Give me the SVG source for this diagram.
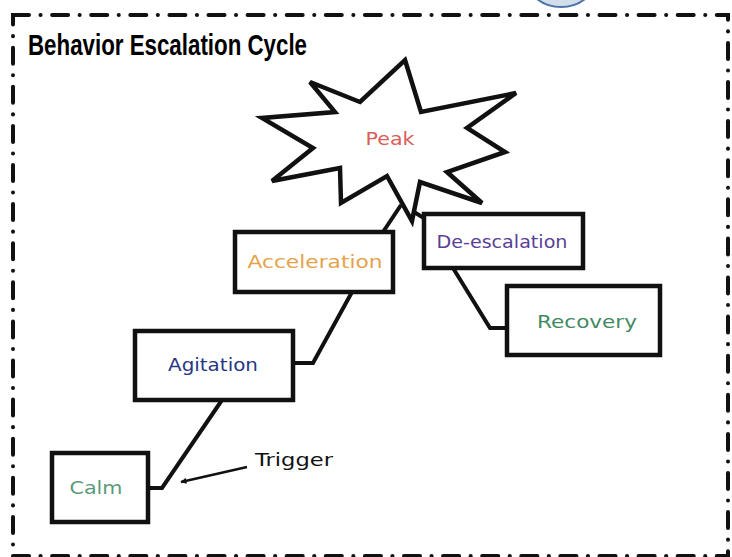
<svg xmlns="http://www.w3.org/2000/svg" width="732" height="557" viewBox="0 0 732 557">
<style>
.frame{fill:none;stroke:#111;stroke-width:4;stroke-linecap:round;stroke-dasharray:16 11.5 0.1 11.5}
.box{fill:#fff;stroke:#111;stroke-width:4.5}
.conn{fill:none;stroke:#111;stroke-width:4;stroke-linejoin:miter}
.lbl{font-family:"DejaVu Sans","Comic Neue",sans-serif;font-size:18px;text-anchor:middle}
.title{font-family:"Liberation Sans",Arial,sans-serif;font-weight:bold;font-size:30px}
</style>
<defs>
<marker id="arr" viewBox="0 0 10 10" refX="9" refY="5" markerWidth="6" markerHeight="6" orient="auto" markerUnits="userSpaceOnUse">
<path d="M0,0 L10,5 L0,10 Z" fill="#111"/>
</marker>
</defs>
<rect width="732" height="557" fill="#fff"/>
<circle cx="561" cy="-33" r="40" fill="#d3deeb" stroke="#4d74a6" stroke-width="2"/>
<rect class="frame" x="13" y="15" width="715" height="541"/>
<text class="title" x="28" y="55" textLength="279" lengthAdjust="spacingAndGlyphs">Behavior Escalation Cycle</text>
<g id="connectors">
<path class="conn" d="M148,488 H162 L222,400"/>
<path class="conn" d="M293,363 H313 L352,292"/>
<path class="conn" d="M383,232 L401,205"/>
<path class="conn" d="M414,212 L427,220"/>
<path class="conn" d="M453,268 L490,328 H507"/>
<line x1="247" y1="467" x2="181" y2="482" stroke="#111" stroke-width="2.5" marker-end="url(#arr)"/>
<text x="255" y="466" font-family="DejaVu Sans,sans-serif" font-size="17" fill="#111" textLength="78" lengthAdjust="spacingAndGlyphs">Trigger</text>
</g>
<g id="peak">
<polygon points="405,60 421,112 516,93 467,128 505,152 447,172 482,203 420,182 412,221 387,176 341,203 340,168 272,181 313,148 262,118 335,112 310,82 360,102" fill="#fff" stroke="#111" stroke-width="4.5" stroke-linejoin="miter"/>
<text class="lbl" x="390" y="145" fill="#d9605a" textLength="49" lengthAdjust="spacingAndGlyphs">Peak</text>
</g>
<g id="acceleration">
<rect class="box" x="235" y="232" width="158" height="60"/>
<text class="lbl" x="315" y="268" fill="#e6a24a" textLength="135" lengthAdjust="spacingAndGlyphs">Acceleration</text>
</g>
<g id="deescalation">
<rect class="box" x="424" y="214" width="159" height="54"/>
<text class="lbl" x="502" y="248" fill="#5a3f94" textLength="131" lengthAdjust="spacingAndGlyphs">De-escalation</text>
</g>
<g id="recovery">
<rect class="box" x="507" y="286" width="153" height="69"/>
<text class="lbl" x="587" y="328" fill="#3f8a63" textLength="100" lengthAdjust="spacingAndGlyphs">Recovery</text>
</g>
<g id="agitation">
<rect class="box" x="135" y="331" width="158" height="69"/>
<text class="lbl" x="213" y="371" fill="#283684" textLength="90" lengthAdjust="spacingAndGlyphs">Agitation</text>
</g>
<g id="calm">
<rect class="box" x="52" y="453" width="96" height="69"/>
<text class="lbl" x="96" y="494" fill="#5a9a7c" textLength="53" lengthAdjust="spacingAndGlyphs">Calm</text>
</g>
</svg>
————
Leave out the pictures and copy the rest of the material above exactly.

(Final answer)
Give me the SVG source for this diagram.
<svg xmlns="http://www.w3.org/2000/svg" width="732" height="557" viewBox="0 0 732 557">
<style>
.frame{fill:none;stroke:#111;stroke-width:4;stroke-linecap:round;stroke-dasharray:16 11.5 0.1 11.5}
.box{fill:#fff;stroke:#111;stroke-width:4.5}
.conn{fill:none;stroke:#111;stroke-width:4;stroke-linejoin:miter}
.lbl{font-family:"DejaVu Sans","Comic Neue",sans-serif;font-size:18px;text-anchor:middle}
.title{font-family:"Liberation Sans",Arial,sans-serif;font-weight:bold;font-size:30px}
</style>
<defs>
<marker id="arr" viewBox="0 0 10 10" refX="9" refY="5" markerWidth="6" markerHeight="6" orient="auto" markerUnits="userSpaceOnUse">
<path d="M0,0 L10,5 L0,10 Z" fill="#111"/>
</marker>
</defs>
<rect width="732" height="557" fill="#fff"/>
<circle cx="561" cy="-33" r="40" fill="#d3deeb" stroke="#4d74a6" stroke-width="2"/>
<rect class="frame" x="13" y="15" width="715" height="541"/>
<text class="title" x="28" y="55" textLength="279" lengthAdjust="spacingAndGlyphs">Behavior Escalation Cycle</text>
<g id="connectors">
<path class="conn" d="M148,488 H162 L222,400"/>
<path class="conn" d="M293,363 H313 L352,292"/>
<path class="conn" d="M383,232 L401,205"/>
<path class="conn" d="M414,212 L427,220"/>
<path class="conn" d="M453,268 L490,328 H507"/>
<line x1="247" y1="467" x2="181" y2="482" stroke="#111" stroke-width="2.5" marker-end="url(#arr)"/>
<text x="255" y="466" font-family="DejaVu Sans,sans-serif" font-size="17" fill="#111" textLength="78" lengthAdjust="spacingAndGlyphs">Trigger</text>
</g>
<g id="peak">
<polygon points="405,60 421,112 516,93 467,128 505,152 447,172 482,203 420,182 412,221 387,176 341,203 340,168 272,181 313,148 262,118 335,112 310,82 360,102" fill="#fff" stroke="#111" stroke-width="4.5" stroke-linejoin="miter"/>
<text class="lbl" x="390" y="145" fill="#d9605a" textLength="49" lengthAdjust="spacingAndGlyphs">Peak</text>
</g>
<g id="acceleration">
<rect class="box" x="235" y="232" width="158" height="60"/>
<text class="lbl" x="315" y="268" fill="#e6a24a" textLength="135" lengthAdjust="spacingAndGlyphs">Acceleration</text>
</g>
<g id="deescalation">
<rect class="box" x="424" y="214" width="159" height="54"/>
<text class="lbl" x="502" y="248" fill="#5a3f94" textLength="131" lengthAdjust="spacingAndGlyphs">De-escalation</text>
</g>
<g id="recovery">
<rect class="box" x="507" y="286" width="153" height="69"/>
<text class="lbl" x="587" y="328" fill="#3f8a63" textLength="100" lengthAdjust="spacingAndGlyphs">Recovery</text>
</g>
<g id="agitation">
<rect class="box" x="135" y="331" width="158" height="69"/>
<text class="lbl" x="213" y="371" fill="#283684" textLength="90" lengthAdjust="spacingAndGlyphs">Agitation</text>
</g>
<g id="calm">
<rect class="box" x="52" y="453" width="96" height="69"/>
<text class="lbl" x="96" y="494" fill="#5a9a7c" textLength="53" lengthAdjust="spacingAndGlyphs">Calm</text>
</g>
</svg>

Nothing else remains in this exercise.